Vincent Lauzer est un virtuose de la flûte à bec alto. Il excelle dans les traits les plus véloces, notamment dans la sonate en do majeur de Telemann TWV 41:C5. Son legato est harmonieux et dans les mouvements lents, il arrive à tirer de son instruments des sons particulièrement suaves et délicieux, notamment dans la ravissante Sicilienne de cette même sonate en do de Telemann. L'art de l'ornementation est utilisé dans tous les morceaux avec sensibilité et élégance.

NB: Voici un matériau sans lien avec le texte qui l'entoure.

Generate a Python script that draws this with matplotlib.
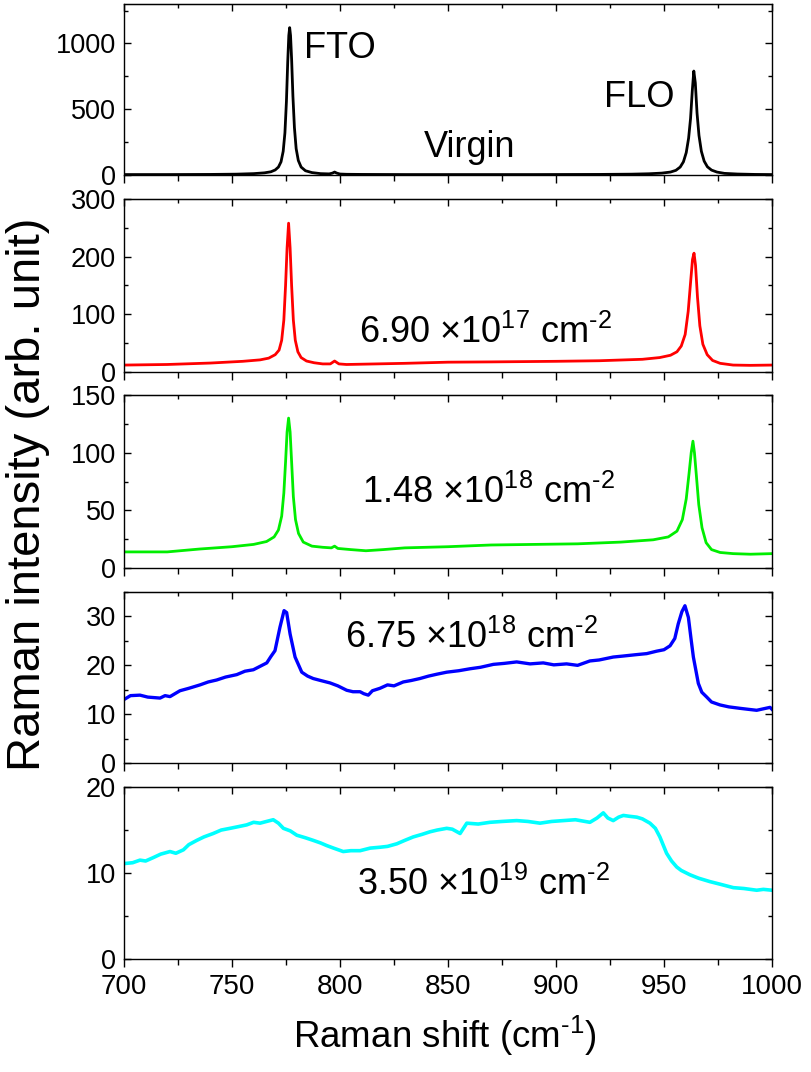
import matplotlib
matplotlib.use('Agg')
import matplotlib.pyplot as plt
from matplotlib.ticker import MultipleLocator

plt.rcParams['font.family'] = ['Liberation Sans', 'DejaVu Sans']
plt.rcParams['mathtext.fontset'] = 'custom'
plt.rcParams['mathtext.rm'] = 'Liberation Sans'
plt.rcParams['mathtext.it'] = 'Liberation Sans'
plt.rcParams['mathtext.default'] = 'regular'

# virgin sample
x_virgin = [700, 720, 740, 752, 760, 765, 768, 770, 771.5, 772.7, 773.7, 774.5, 775.2, 775.8, 776.3, 776.7,
            777.1, 777.6, 778.2, 778.9, 779.7, 780.7, 782, 784, 787, 791, 795, 796.5, 797.5, 798.5, 800, 803,
            810, 830, 860, 890, 920, 935, 943, 949, 953, 955.5, 957.5, 959, 960.3, 961.4, 962.3, 963.1, 963.8,
            964.5, 965.3, 966.2, 967.3, 968.6, 970.1, 972, 974.5, 978, 984, 992, 1000]
y_virgin = [3, 3, 4, 6, 10, 16, 24, 38, 60, 100, 180, 320, 560, 860, 1060, 1120,
            1060, 880, 600, 360, 200, 110, 60, 32, 18, 10, 8, 14, 22, 14, 7, 5,
            4, 3, 3, 3, 4, 6, 9, 14, 22, 35, 60, 100, 170, 280, 430, 640, 790,
            700, 470, 300, 180, 105, 62, 37, 22, 12, 7, 4, 3]

# 6.90e17 cm-2
x_d1 = [700, 720, 740, 755, 763, 767, 770, 771.8, 773, 774, 774.8, 775.5, 776.2, 776.9, 777.6, 778.4, 779.3,
        780.5, 782, 784.5, 788, 792, 795.5, 797.5, 799.5, 803, 810, 830, 850, 870, 900, 920, 940, 948, 953,
        956, 958, 959.8, 961.2, 962.3, 963.2, 963.9, 964.6, 965.5, 966.6, 968, 970, 972.5, 976, 982, 990, 1000]
y_d1 = [12, 13, 15.5, 18.5, 21, 24, 30, 38, 55, 90, 150, 215, 258, 215, 150, 90, 55,
        35, 25, 19, 16, 14, 14, 19, 14, 13, 13.5, 15, 17, 17.5, 18.5, 19.5, 22, 25, 29,
        35, 45, 65, 105, 155, 195, 206, 185, 130, 80, 48, 30, 20, 15, 12, 11.5, 12]

# 1.48e18 cm-2
x_d2 = [700, 720, 735, 750, 760, 766, 769.5, 771.5, 773, 774, 774.8, 775.5, 776.2, 776.9, 777.6, 778.4,
        779.4, 780.8, 783, 787, 792, 796, 797.5, 799, 805, 812, 820, 830, 850, 870, 890, 910, 930, 945,
        952, 956, 958.5, 960.3, 961.6, 962.6, 963.4, 964.1, 965, 966.1, 967.6, 969.5, 972, 976, 982, 990, 1000]
y_d2 = [14, 14, 16.5, 18.5, 20.5, 23, 27, 33, 45, 65, 92, 118, 130, 118, 92, 62,
        42, 30, 22.5, 19, 18, 17.5, 19, 17, 16, 15, 16, 17.5, 18.5, 20, 20.5, 21, 22.5, 24.5,
        27, 32, 42, 60, 82, 100, 110, 100, 80, 55, 35, 22, 16, 13.5, 12.5, 12, 12.5]

# 6.75e18 cm-2
x_d3 = [700, 703, 707.4, 711, 716.7, 719, 721.3, 725.9, 730, 735.2, 739, 742.9, 747, 752.2, 756, 759.9, 763,
        766.1, 768, 769.9, 772.2, 774.1, 775.3, 776.9, 779.2, 782.3, 785, 787.6, 791, 795.4, 799, 803.1, 806,
        809.3, 811, 813.1, 815, 818.5, 822, 825, 829.3, 833, 837, 841, 845, 849.4, 855, 860.2, 865, 871, 876,
        881.8, 888, 894.1, 899, 904.9, 910, 915.7, 920, 926.5, 931, 937.4, 942, 946.6, 950, 952.8, 955, 956.6,
        958.3, 959.7, 961.3, 962.5, 963.6, 965.9, 967.5, 969.8, 972, 975.9, 980, 985.2, 989, 992.9, 996, 999.1, 1000]
y_d3 = [13.0, 13.8, 13.9, 13.5, 13.3, 13.8, 13.6, 14.8, 15.3, 16.0, 16.6, 17.0, 17.6, 18.1, 18.8, 19.1, 19.8,
        20.5, 21.8, 23.0, 27.8, 31.2, 30.8, 26.4, 21.7, 18.6, 17.8, 17.3, 16.9, 16.4, 15.8, 14.9, 14.6,
        14.6, 14.2, 13.9, 14.8, 15.3, 16.0, 15.8, 16.6, 16.9, 17.3, 17.8, 18.2, 18.6, 18.9, 19.3, 19.6, 20.2, 20.4,
        20.7, 20.3, 20.5, 20.1, 20.3, 20.0, 20.9, 21.1, 21.7, 21.9, 22.2, 22.4, 22.9, 23.2, 24.0, 25.5, 28.5,
        31.0, 32.2, 29.8, 25.5, 21.7, 16.3, 14.5, 13.5, 12.5, 11.9, 11.5, 11.2, 11.0, 10.8, 11.1, 11.4, 11.0]

# 3.50e19 cm-2
x_d4 = [700, 704, 707.4, 710, 713.6, 717, 721.3, 724, 727.5, 730, 733.7, 737, 741.3, 745, 749.1, 753, 756.8,
        760, 763, 766, 769.1, 771.5, 773.8, 777, 780, 784, 787.6, 791, 793.8, 797, 801.5, 805, 809.3, 814,
        818.5, 822, 826.3, 830, 833.9, 838, 841.7, 845, 849.4, 852, 855.6, 858.7, 864, 869.4, 875, 881.8, 887,
        892.6, 898, 903.4, 909, 915.7, 919, 921.9, 924, 926.5, 929, 931.2, 934, 937.4, 940, 943.5, 946, 948.1,
        951.2, 953.5, 955.9, 958, 962, 966, 971.3, 976, 982.1, 987, 992.9, 996, 1000]
y_d4 = [11.1, 11.2, 11.5, 11.4, 11.8, 12.2, 12.5, 12.3, 12.7, 13.3, 13.8, 14.2, 14.6, 15.0, 15.2, 15.4, 15.6,
        15.9, 15.8, 16.0, 16.2, 15.8, 15.2, 14.9, 14.4, 14.1, 13.8, 13.5, 13.2, 12.9, 12.5, 12.6, 12.6, 12.9,
        13.0, 13.1, 13.4, 13.8, 14.2, 14.5, 14.8, 15.0, 15.2, 15.1, 14.6, 15.8, 15.7, 15.9, 16.0, 16.1, 16.0,
        15.8, 16.0, 16.1, 16.2, 15.9, 16.4, 17.0, 16.4, 16.1, 16.5, 16.7, 16.6, 16.5, 16.3, 15.8, 15.2, 14.2,
        12.3, 11.4, 10.7, 10.3, 9.8, 9.4, 9.0, 8.7, 8.3, 8.2, 8.0, 8.1, 8.0]

xs = [x_virgin, x_d1, x_d2, x_d3, x_d4]
ys = [y_virgin, y_d1, y_d2, y_d3, y_d4]
colors = ['black', '#ff0000', '#00ee00', '#0000ff', '#00ffff']
widths = [2.0, 2.0, 2.0, 2.4, 2.6]
ylims = [1300, 300, 150, 35, 20]
ymajor = [500, 100, 50, 10, 10]
yminor = [250, 50, 25, 5, 5]
dose_labels = ['6.90 $\\times$10$^{17}$ cm$^{\u20102}$', '1.48 $\\times$10$^{18}$ cm$^{\u20102}$',
               '6.75 $\\times$10$^{18}$ cm$^{\u20102}$', '3.50 $\\times$10$^{19}$ cm$^{\u20102}$']
dose_pos = [(809, 50), (810, 56), (802.5, 23.6), (808, 7.45)]

# panel boxes in figure fraction: (bottom, height)
boxes = [(0.8368, 0.1595), (0.6530, 0.1614), (0.4701, 0.1614), (0.2882, 0.1595), (0.1054, 0.1604)]

fig = plt.figure(figsize=(8.11, 10.72), dpi=100)
axes = []
for i in range(5):
    b, h = boxes[i]
    ax = fig.add_axes([0.1529, b, 0.799, h])
    ax.plot(xs[i], ys[i], color=colors[i], lw=widths[i])
    ax.set_xlim(700, 1000)
    ax.set_ylim(0, ylims[i])
    ax.xaxis.set_major_locator(MultipleLocator(50))
    ax.xaxis.set_minor_locator(MultipleLocator(25))
    ax.yaxis.set_major_locator(MultipleLocator(ymajor[i]))
    ax.yaxis.set_minor_locator(MultipleLocator(yminor[i]))
    ax.tick_params(axis='x', which='both', direction='out', top=False, labelsize=20, pad=5)
    ax.tick_params(axis='x', which='major', length=6, width=1)
    ax.tick_params(axis='x', which='minor', length=4, width=1)
    ax.tick_params(axis='y', which='both', direction='in', left=True, right=True, labelsize=19.5, pad=6)
    ax.tick_params(axis='y', which='major', length=5, width=1)
    ax.tick_params(axis='y', which='minor', length=3, width=1)
    if i < 4:
        ax.tick_params(axis='x', labelbottom=False)
    sec = ax.secondary_xaxis('top')
    sec.xaxis.set_major_locator(MultipleLocator(50))
    sec.xaxis.set_minor_locator(MultipleLocator(25))
    sec.tick_params(which='both', direction='in', labeltop=False)
    sec.tick_params(which='major', length=5, width=1)
    sec.tick_params(which='minor', length=3, width=1)
    for s in ax.spines.values():
        s.set_linewidth(1)
    axes.append(ax)

axes[0].text(783.3, 888, 'FTO', fontsize=26, ha='left', va='baseline')
axes[0].text(922.2, 518, 'FLO', fontsize=26, ha='left', va='baseline')
axes[0].text(838.9, 139, 'Virgin', fontsize=26, ha='left', va='baseline')
for i in range(4):
    axes[i + 1].text(dose_pos[i][0], dose_pos[i][1], dose_labels[i], fontsize=26,
                     ha='left', va='baseline')

fig.text(0.035, 0.539, 'Raman intensity (arb. unit)', rotation=90, fontsize=34,
         ha='center', va='center')
fig.text(0.549, 0.034, 'Raman shift (cm$^{\u20101}$)', fontsize=26.5, ha='center', va='center')

fig.savefig('out.png', dpi=100)
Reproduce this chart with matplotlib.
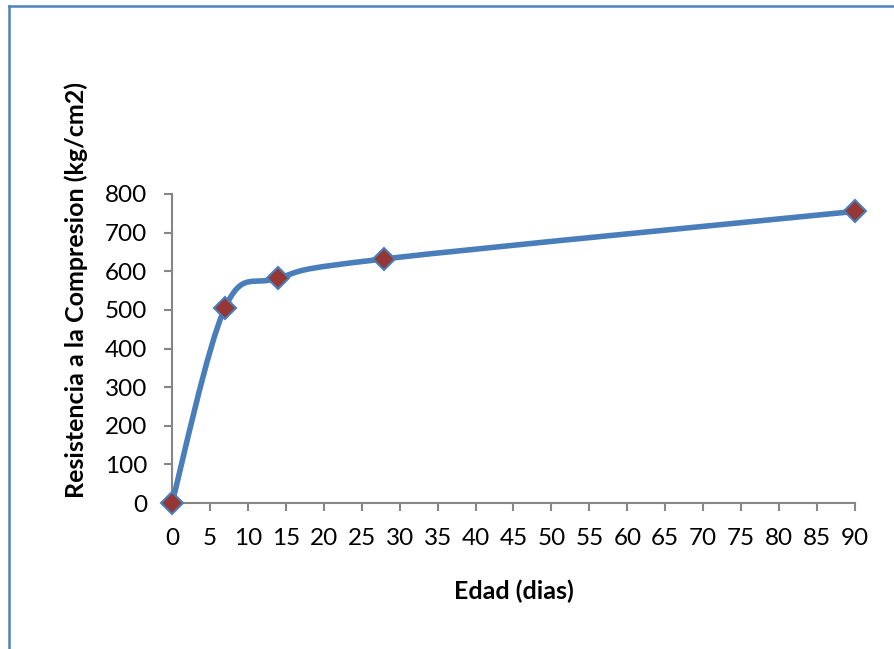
import numpy as np
import matplotlib
matplotlib.use("Agg")
import matplotlib.pyplot as plt
from matplotlib.path import Path
from matplotlib.patches import PathPatch
from matplotlib.lines import Line2D

edad = [0, 7, 14, 28, 90]
resistencia = [0, 506, 582, 632, 755]
xticks = list(range(0, 95, 5))
yticks = list(range(0, 900, 100))

plt.rcParams['font.family'] = ['Lato', 'DejaVu Sans']

fig = plt.figure(figsize=(8.95, 6.49), dpi=100)
ax = fig.add_axes([172/895, 1-503/649, (855-172)/895, (503-194)/649])

# Excel-style smoothed line (Bezier with 1/6 tangent)
pts = np.column_stack([edad, resistencia]).astype(float)
n = len(pts)
verts = [pts[0]]
codes = [Path.MOVETO]
for i in range(n-1):
    p0 = pts[i-1] if i > 0 else pts[i]
    p1 = pts[i]
    p2 = pts[i+1]
    p3 = pts[i+2] if i+2 < n else pts[i+1]
    c1 = p1 + (p2 - p0)/6
    c2 = p2 - (p3 - p1)/6
    verts += [c1, c2, p2]
    codes += [Path.CURVE4]*3
path = Path(verts, codes)
ax.add_patch(PathPatch(path, facecolor='none', edgecolor='#4A7EBB', lw=4.0,
                       capstyle='round', joinstyle='round', zorder=3))
ax.plot(edad, resistencia, linestyle='none', marker='D', markersize=11.5,
        markerfacecolor='#953735', markeredgecolor='#4A7EBB', markeredgewidth=1.5,
        zorder=4, clip_on=False)

ax.set_xlim(0, 90)
ax.set_ylim(0, 800)
ax.set_xticks(xticks)
ax.set_yticks(yticks)
for s in ['top', 'right']:
    ax.spines[s].set_visible(False)
for s in ['left', 'bottom']:
    ax.spines[s].set_color('#868686')
    ax.spines[s].set_linewidth(1.5)
ax.tick_params(axis='both', direction='out', length=6, width=1.5, color='#868686',
               labelsize=17.5, labelcolor='black')
ax.tick_params(axis='x', pad=12)
ax.tick_params(axis='y', pad=12)

ax.set_xlabel('Edad (dias)', fontsize=18, fontweight='bold', labelpad=22)
ax.set_ylabel('Resistencia a la Compresion (kg/cm2)', fontsize=18, fontweight='bold')
ax.yaxis.set_label_coords((88-172)/683, (503-290)/309)

# chart area border (left and top edges visible)
fig.add_artist(Line2D([9.5/895, 9.5/895], [0, 1-6/649], transform=fig.transFigure,
                      color='#4F81BD', lw=1.8))
fig.add_artist(Line2D([9.5/895, 1], [1-6/649, 1-6/649], transform=fig.transFigure,
                      color='#4F81BD', lw=1.8))

fig.savefig('out.png', dpi=100, facecolor='white')
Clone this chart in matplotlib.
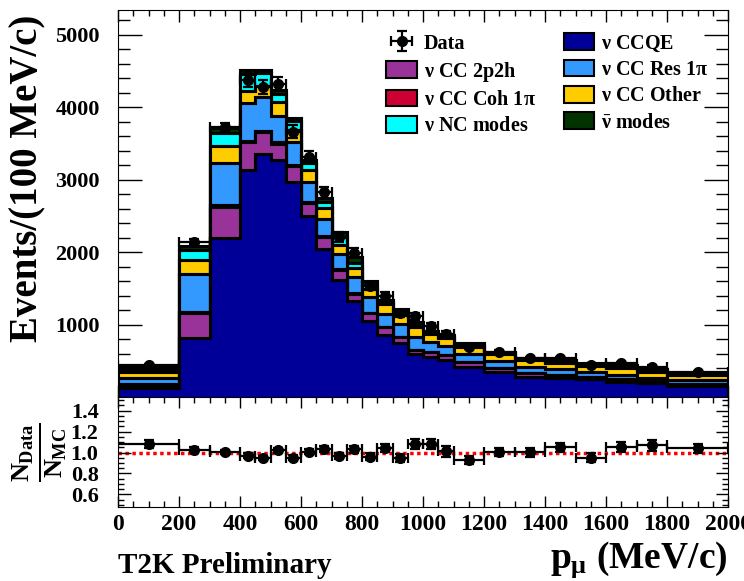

Au basson baroque, Mathieu Lussier fait montre d'une virtuosité d'autant plus impressionnante que cet instrument est particulièrement difficile à jouer. Les tempi étant rapides, les doubles croches défilent à toute vitesse, sans toutefois nuire à l'articulation et à la clarté du discours musical, notamment dans la sonate en do de Fasch. Contrôlant avec un art souverain le volume sonore émis par le basson baroque, il obtient un équilibre idéal avec la flûte à bec, notamment dans le délicieux Largo de la sonate en la mineur de Boismortier.. De plus le timbre mordant du basson se détache toujours parfaitement du continuo.

Amanda Keesmat au violoncelle baroque nous donne un aperçu de son grand talent dans la sonate de Chédeville où elle bénéficie d'une partie plus en dehors et même d'un petit solo. De même dans la sonate de Telemann TWV 41:f1, la partie de violoncelle possède une certaine indépendance qui permet d'apprécier la belle sonorité de l'instrument... Mélisande McNabney assure la partie de clavecin, assise sonore et harmonique de l'ensemble, avec talent et autorité. Sylvain Bergeron est à l'archiluth et à la guitare. En plus de son rôle de soutien de l'harmonie, quelques transitions mélodiques lui sont réservées, notamment dans la sérénade quelque peu parodique de la sonate en trio de Vivaldi, ce qui apporte une délicate couleur poétique à l'ensemble.

Voilà un disque qui réunit des instrumentistes de grand talent autour d’œuvres magnifiques, relativement peu jouées et qui réjouissent le cœur et l'oreille. La notice claire et détaillée rédigée par François Filiatrault donne les informations nécessaires pour un plaisir auditif optimal.